> _The exercise_
Extract everything from the first line through the line with "color='#222222', markeredgewidth=1, zorder=5)", both ends included, except for any pictures.
— Start Data supplied —
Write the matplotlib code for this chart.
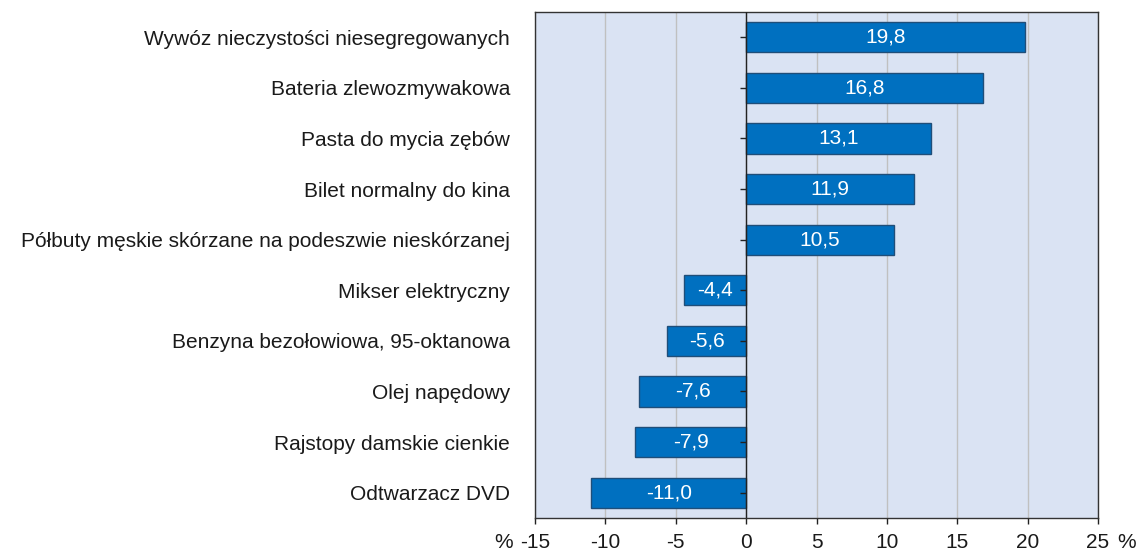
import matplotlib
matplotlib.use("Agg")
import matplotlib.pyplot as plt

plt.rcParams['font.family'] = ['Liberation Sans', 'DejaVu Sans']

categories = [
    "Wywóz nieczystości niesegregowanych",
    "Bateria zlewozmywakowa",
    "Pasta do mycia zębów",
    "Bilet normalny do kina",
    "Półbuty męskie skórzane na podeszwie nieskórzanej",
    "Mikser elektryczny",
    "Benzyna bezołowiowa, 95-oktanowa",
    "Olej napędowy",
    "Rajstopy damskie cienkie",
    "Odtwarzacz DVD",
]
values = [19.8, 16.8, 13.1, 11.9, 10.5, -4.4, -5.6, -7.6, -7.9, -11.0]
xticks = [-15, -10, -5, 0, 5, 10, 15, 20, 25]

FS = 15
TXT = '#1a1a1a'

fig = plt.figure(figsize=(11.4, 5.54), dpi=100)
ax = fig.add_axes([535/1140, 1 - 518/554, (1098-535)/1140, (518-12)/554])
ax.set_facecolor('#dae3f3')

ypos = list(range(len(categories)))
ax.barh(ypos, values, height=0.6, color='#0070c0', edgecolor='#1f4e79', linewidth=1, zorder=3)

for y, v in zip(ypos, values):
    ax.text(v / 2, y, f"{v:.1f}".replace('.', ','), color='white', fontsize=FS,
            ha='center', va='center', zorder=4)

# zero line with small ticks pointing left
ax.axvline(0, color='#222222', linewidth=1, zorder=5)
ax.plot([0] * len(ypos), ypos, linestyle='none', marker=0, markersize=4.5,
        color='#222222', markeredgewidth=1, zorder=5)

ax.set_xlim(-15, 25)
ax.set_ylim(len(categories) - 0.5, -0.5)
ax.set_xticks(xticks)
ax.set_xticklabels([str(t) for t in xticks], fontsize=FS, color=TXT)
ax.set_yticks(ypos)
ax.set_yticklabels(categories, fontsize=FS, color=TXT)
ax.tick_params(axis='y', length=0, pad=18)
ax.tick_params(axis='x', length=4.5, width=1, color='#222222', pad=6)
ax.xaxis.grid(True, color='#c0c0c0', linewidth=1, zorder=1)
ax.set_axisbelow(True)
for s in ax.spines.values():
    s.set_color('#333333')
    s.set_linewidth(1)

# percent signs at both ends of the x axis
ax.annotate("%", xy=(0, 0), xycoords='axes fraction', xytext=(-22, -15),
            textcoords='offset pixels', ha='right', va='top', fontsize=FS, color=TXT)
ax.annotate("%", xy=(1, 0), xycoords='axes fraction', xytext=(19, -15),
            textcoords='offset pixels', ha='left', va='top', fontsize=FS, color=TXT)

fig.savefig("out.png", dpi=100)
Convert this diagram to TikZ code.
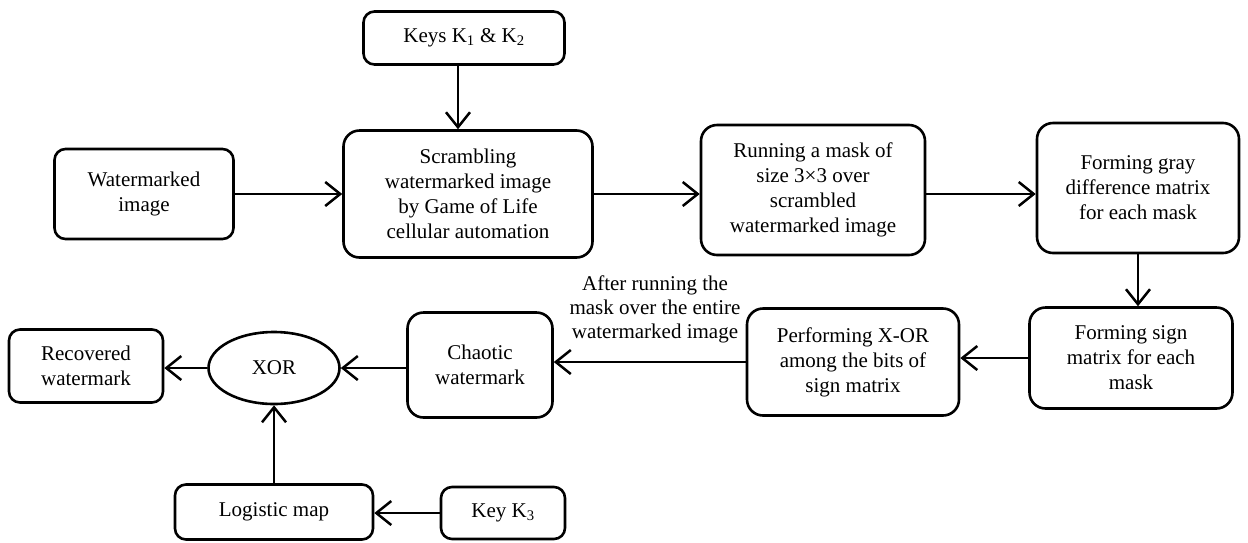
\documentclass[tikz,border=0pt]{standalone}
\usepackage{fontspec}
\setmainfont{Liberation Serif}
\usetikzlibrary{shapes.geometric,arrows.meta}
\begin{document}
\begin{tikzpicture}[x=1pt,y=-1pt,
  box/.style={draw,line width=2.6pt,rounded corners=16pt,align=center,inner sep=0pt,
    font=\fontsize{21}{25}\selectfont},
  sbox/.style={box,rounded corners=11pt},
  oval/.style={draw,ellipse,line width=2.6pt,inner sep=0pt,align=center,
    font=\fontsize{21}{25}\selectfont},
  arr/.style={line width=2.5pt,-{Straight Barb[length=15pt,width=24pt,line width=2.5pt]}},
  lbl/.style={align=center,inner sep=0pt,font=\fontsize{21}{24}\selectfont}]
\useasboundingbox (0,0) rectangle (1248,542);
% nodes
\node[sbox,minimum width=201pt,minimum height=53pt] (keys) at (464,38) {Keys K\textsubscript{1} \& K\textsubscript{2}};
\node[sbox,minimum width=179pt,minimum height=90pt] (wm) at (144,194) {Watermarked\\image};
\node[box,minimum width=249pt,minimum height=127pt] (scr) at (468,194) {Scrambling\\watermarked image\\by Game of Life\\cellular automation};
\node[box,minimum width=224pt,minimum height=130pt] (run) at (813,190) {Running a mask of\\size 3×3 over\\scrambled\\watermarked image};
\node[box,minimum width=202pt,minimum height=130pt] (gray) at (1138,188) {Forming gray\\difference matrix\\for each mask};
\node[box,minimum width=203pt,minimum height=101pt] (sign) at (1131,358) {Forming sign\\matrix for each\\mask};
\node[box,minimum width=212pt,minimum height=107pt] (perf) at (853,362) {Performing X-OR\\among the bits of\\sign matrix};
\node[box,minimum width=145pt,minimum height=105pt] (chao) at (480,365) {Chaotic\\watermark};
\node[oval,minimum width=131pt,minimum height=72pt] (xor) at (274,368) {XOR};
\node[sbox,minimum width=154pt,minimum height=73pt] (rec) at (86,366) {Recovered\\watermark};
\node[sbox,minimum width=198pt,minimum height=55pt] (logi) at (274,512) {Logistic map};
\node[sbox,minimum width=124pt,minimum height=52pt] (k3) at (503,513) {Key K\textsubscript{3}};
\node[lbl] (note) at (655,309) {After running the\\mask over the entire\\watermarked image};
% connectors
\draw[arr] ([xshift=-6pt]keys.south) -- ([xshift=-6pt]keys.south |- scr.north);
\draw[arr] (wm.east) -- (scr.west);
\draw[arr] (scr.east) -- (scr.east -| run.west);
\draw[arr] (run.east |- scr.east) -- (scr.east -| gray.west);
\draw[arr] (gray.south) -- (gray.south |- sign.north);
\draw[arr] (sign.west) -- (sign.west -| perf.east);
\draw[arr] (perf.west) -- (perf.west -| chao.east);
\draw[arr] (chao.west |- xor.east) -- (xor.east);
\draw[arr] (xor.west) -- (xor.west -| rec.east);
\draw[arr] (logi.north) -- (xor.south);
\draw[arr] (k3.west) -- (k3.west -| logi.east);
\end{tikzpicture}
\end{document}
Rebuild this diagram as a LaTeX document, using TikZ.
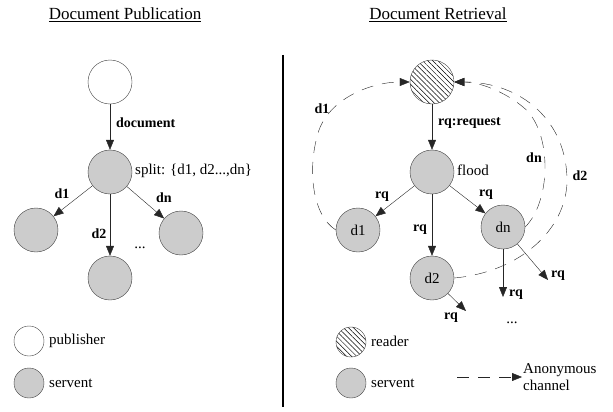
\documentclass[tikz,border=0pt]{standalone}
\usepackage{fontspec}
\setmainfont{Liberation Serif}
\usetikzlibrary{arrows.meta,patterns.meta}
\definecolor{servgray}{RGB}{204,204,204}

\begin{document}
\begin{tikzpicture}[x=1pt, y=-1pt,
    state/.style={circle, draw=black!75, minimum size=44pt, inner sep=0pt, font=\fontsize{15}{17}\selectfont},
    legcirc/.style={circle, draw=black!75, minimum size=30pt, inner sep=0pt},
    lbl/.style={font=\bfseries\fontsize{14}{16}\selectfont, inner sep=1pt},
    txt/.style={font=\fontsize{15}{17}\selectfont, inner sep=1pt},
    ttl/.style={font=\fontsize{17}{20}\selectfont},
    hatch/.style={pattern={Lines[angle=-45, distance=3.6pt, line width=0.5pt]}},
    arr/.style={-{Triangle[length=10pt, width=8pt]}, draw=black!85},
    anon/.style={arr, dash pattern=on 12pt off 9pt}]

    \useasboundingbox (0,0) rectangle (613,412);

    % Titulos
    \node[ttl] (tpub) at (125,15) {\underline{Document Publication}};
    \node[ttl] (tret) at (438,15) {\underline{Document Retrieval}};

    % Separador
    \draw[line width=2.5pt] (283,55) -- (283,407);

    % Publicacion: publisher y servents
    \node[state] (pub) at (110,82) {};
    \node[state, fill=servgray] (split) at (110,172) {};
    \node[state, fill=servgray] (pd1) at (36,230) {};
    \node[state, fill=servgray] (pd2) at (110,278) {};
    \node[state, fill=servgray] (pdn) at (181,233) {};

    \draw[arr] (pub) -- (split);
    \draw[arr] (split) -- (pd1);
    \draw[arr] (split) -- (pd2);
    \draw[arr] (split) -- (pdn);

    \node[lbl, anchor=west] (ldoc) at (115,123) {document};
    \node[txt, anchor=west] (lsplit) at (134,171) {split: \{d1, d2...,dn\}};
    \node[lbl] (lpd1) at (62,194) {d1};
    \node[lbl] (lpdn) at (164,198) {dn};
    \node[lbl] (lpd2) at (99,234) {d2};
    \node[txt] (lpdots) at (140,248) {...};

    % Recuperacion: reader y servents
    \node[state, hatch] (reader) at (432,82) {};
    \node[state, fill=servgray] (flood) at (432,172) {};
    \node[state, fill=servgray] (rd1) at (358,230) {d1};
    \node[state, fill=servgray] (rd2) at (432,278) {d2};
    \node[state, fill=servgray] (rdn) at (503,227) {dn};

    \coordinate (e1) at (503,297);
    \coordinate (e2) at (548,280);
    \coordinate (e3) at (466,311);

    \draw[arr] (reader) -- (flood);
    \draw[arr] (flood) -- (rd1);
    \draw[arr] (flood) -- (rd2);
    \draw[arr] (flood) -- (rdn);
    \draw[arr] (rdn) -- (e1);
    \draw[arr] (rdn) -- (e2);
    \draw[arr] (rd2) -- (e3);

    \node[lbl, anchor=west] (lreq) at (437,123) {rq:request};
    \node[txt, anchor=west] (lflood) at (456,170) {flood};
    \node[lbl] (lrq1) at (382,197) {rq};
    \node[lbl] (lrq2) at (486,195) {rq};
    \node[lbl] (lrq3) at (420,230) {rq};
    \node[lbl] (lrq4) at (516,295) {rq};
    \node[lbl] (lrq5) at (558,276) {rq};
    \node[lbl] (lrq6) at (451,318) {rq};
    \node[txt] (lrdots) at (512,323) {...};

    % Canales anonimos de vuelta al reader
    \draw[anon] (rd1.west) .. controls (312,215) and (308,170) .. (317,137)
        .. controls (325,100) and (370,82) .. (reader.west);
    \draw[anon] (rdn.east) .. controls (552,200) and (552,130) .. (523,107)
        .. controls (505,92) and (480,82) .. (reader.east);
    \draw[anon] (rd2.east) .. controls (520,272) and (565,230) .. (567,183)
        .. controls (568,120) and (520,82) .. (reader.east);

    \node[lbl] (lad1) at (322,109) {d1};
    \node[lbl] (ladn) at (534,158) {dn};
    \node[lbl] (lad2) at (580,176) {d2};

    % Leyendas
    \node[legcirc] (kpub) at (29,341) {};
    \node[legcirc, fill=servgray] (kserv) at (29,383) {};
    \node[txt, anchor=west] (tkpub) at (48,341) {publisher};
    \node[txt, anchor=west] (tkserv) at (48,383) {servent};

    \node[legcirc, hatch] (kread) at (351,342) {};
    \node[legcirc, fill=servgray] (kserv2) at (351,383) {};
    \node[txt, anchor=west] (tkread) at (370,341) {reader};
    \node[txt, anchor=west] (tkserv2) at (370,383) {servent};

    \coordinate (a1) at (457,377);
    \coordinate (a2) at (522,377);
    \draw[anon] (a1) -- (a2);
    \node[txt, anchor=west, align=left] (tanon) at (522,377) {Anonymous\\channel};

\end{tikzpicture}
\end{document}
— End Data supplied —
> _Solution below_
Write the matplotlib code for this chart.
import matplotlib
matplotlib.use("Agg")
import matplotlib.pyplot as plt

plt.rcParams['font.family'] = ['Liberation Sans', 'DejaVu Sans']

categories = [
    "Wywóz nieczystości niesegregowanych",
    "Bateria zlewozmywakowa",
    "Pasta do mycia zębów",
    "Bilet normalny do kina",
    "Półbuty męskie skórzane na podeszwie nieskórzanej",
    "Mikser elektryczny",
    "Benzyna bezołowiowa, 95-oktanowa",
    "Olej napędowy",
    "Rajstopy damskie cienkie",
    "Odtwarzacz DVD",
]
values = [19.8, 16.8, 13.1, 11.9, 10.5, -4.4, -5.6, -7.6, -7.9, -11.0]
xticks = [-15, -10, -5, 0, 5, 10, 15, 20, 25]

FS = 15
TXT = '#1a1a1a'

fig = plt.figure(figsize=(11.4, 5.54), dpi=100)
ax = fig.add_axes([535/1140, 1 - 518/554, (1098-535)/1140, (518-12)/554])
ax.set_facecolor('#dae3f3')

ypos = list(range(len(categories)))
ax.barh(ypos, values, height=0.6, color='#0070c0', edgecolor='#1f4e79', linewidth=1, zorder=3)

for y, v in zip(ypos, values):
    ax.text(v / 2, y, f"{v:.1f}".replace('.', ','), color='white', fontsize=FS,
            ha='center', va='center', zorder=4)

# zero line with small ticks pointing left
ax.axvline(0, color='#222222', linewidth=1, zorder=5)
ax.plot([0] * len(ypos), ypos, linestyle='none', marker=0, markersize=4.5,
        color='#222222', markeredgewidth=1, zorder=5)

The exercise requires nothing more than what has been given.